# K-Fold Cross Validation

Idea is to split all data into training dataset and test dataset. Train the model using training dataset and evaluate its performance using the test dataset. Train/test still have limitations, can overfit the data.

K-Fold Cross Validation divids data into K buckets and for each bucket, use it as test dataset and use remaining as training dataset. Train on the combined remaining K-1 segments and measure their performance against the test set, repeat for each segment. Then, take the average for the K r-squared scores. 

Import Iris dataset

In [6]:
import numpy as np
from sklearn.model_selection import cross_val_score, train_test_split
from sklearn import datasets
from sklearn import svm

iris = datasets.load_iris()

A single train/test split is made easy with the train_test_split function in the cross_validation library:

In [7]:
# Split the iris data into train/test data sets with 40% reserved for testing
X_train, X_test, y_train, y_test = train_test_split(iris.data, iris.target, test_size=0.4, random_state=0)

# Build an SVC model for predicting iris classifications using training data
clf = svm.SVC(kernel='linear', C=1).fit(X_train, y_train)

# Now measure its performance with the test data
clf.score(X_test, y_test)   

0.9666666666666667

It does really well! Over 96 % of the time, the model is able to correctly predict the species of an Iris that it has never seen before just based on its measurements. 

It's a small dataset so it's possible that there is overfitting happening. 

K-Fold cross validation; let's use a K of 5:

In [8]:
# cross_val_score a model, the entire data set and its "real" values, and the number of folds:
scores = cross_val_score(clf, iris.data, iris.target, cv=5)

# Print the accuracy for each fold:
print(scores)

# And the mean accuracy of all 5 folds:
print(scores.mean())

[0.96666667 1.         0.96666667 0.96666667 1.        ]
0.9800000000000001


The model is even better than we thought! (Looking at the 98% of the time, the model is able to predict the species of an Iris)

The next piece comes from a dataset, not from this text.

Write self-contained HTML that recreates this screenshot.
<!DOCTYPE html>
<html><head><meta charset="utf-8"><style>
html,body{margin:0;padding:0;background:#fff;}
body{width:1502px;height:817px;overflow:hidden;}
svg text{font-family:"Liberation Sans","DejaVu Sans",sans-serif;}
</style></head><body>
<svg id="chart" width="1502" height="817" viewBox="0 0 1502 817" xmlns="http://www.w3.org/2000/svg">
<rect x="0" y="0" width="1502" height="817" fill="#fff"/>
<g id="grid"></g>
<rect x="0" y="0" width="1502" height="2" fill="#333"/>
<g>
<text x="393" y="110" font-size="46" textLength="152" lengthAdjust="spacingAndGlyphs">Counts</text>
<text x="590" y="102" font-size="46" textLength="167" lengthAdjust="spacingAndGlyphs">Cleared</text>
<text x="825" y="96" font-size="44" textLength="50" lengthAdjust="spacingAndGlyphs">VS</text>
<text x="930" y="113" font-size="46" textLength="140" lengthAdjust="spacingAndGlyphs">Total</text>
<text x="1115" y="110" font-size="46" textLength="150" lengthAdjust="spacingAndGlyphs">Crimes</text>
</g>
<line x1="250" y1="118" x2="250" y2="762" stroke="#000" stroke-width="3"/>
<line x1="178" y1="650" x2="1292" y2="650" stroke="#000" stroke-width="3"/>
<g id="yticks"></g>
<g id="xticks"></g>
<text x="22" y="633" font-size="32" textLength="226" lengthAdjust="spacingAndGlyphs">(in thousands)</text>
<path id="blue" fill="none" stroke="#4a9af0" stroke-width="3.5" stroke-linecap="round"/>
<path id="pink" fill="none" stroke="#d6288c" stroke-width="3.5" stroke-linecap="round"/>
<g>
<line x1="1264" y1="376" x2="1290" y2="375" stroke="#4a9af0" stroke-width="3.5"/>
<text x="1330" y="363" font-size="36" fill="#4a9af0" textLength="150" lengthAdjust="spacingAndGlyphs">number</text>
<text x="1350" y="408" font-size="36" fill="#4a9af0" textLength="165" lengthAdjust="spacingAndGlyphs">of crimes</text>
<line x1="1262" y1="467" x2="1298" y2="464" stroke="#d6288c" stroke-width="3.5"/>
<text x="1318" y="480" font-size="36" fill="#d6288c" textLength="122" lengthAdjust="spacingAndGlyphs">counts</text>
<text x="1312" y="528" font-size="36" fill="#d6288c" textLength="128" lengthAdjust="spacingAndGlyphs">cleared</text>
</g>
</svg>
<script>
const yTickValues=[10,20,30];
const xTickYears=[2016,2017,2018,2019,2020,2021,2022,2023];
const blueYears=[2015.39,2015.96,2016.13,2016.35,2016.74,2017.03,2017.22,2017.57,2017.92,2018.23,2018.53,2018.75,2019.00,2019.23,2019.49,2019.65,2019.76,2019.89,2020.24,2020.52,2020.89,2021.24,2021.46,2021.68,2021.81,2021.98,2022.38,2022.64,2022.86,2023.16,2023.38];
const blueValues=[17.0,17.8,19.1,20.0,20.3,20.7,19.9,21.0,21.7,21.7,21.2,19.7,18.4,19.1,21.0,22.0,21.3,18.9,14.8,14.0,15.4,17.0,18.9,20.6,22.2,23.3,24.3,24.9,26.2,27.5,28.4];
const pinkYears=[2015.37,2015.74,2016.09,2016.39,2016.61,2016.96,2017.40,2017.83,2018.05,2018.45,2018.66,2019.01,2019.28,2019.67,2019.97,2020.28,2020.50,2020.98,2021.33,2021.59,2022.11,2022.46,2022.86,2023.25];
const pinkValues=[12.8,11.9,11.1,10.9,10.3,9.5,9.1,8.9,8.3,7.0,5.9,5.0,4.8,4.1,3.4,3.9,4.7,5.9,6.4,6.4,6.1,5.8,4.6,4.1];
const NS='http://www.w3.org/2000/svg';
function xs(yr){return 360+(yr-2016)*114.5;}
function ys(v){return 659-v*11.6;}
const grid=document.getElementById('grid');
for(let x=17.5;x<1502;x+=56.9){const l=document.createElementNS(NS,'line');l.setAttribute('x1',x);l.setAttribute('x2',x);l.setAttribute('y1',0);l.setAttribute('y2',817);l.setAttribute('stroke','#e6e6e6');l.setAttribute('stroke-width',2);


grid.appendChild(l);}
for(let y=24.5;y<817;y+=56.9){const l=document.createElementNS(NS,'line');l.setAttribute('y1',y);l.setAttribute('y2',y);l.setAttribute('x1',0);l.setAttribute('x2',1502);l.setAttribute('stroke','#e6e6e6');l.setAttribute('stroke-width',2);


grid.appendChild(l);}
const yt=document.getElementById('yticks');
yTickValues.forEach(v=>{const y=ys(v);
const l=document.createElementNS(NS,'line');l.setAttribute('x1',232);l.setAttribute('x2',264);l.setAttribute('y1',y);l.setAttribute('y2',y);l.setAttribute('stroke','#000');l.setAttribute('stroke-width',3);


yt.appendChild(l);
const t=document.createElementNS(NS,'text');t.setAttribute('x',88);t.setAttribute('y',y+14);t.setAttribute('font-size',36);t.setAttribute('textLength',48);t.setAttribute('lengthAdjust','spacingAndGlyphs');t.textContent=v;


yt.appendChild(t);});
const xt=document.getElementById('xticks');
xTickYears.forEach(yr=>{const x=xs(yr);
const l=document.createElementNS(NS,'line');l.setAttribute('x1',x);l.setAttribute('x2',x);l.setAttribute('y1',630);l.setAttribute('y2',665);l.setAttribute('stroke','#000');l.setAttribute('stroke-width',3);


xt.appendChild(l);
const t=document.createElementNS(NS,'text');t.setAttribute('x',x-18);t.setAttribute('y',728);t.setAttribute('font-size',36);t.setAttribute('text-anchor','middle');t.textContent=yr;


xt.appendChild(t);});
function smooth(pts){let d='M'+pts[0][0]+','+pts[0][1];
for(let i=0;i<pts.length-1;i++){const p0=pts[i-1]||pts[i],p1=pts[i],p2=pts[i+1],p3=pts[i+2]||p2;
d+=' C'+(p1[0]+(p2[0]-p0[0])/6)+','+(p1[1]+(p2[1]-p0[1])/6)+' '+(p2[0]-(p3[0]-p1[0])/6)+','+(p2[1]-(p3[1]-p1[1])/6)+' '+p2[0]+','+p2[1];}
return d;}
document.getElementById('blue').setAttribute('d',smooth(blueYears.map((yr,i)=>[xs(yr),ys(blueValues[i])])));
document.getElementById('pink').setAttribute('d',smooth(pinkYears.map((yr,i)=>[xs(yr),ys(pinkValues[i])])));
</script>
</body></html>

Can we do better? Let's try a different kernel (poly):

In [9]:
# build SVC model using different kernel
clf = svm.SVC(kernel='poly', C=1)

# cross_val_score the model
scores = cross_val_score(clf, iris.data, iris.target, cv=5)

print(scores)
print(scores.mean())

[0.96666667 1.         0.96666667 0.96666667 1.        ]
0.9800000000000001


The more complex polynomial kernel produced lower accuracy than a simple linear kernel. The polynomial kernel is overfitting. 

But this could not have been found with a single train/test split:

In [10]:
# Build an SVC model for predicting iris classifications using training data
clf = svm.SVC(kernel='poly', C=1).fit(X_train, y_train)

# Now measure its performance with the test data
clf.score(X_test, y_test)   

0.9

That's the same score as with a single train/test split on the linear kernel.